Go-shop clauses are comparatively rare in UK takeover situations, but what better place for one than a company which generates its sales in major supermarkets, the most competitive shopping arena of all?
A FRENCH CHAIR AT HSBC?
Circulars distributed before annual shareholder meetings rarely portend great excitement: HSBC’s, with its long-awaited confirmation that chairman Douglas Flint intends to step down next year, provided a rare exception.
His exit has been on the cards for some time. Given HSBC’s troubles in Switzerland and Mexico, it will be regarded by some investors as overdue. After a long executive career with the bank, followed by six years as chairman, a fresh pair of eyes is sensible.
But will those eyes belong to Henri de Castries, departing head of AXA, the French insurer?
He is a logical candidate for the job, but those suggesting that he has already been anointed ignore the key point that it is likely to depend upon events across the English Channel. De Castries has long-harboured political ambitions, and with elections in France due next year, it’s far from inconceivable that he could be handed a ministerial post in a future administration.

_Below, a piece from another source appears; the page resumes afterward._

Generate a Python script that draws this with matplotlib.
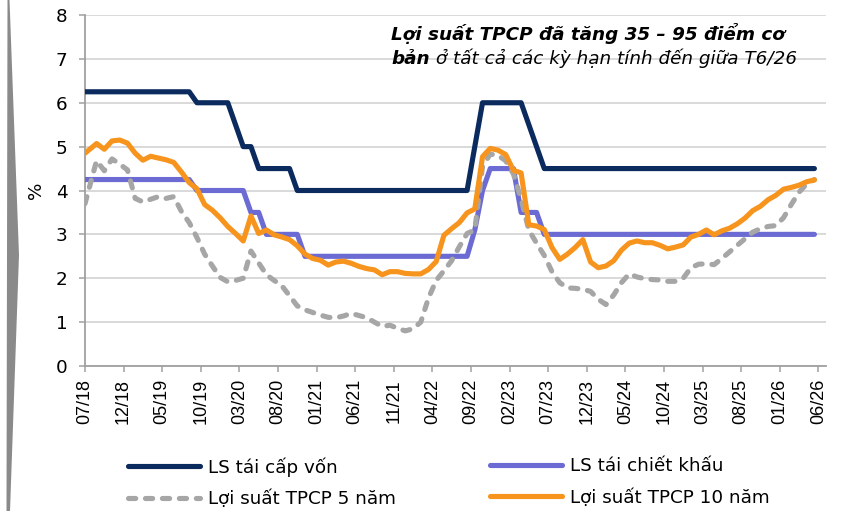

It is hard to see which other existing directors might be suitable for the HSBC job. One name to rule out is Paul Walsh, the former Diageo chief executive, who joined the board alongside de Castries. In a post-crisis world, regulators have rightly decreed that bank chairs must have extensive experience of the financial services industry. Whoever’s appointed, identifying HSBC’s next chief executive will not be the immediate task that some envisage. My guess is that Stuart Gulliver will be going nowhere until at least 2019.
TORIES FAIL TO SHOW STEEL
Tax credit U-turns, disability benefit cuts and now the inept handling of Britain’s steel crisis: ministers seem intent on handing Labour a string of open goals.
The government’s most egregious failing during the steel sector’s malaise has been its arrogant assumption that vague pledges would be an adequate substitute for rigorous contingency planning. An unproductive summit last autumn and a promise to “raise” the issue of steel-dumping during talks with Beijing were a paltry response to warnings about the industry’s demise.
Worse still, Stephen Kinnock, Labour MP for the constituency that’s home to Tata’s Port Talbot steelworks, says he warned Anna Soubry, the business minister, weeks ago that the Indian group was considering a sale of its entire UK operations.
In its annual review, the Shareholder Executive boasts of being a Whitehall “centre of excellence”. Given how remote the prospects are of identifying a buyer for Tata Steel’s UK business, now would be a good time to put its self-proclaimed brainpower to work.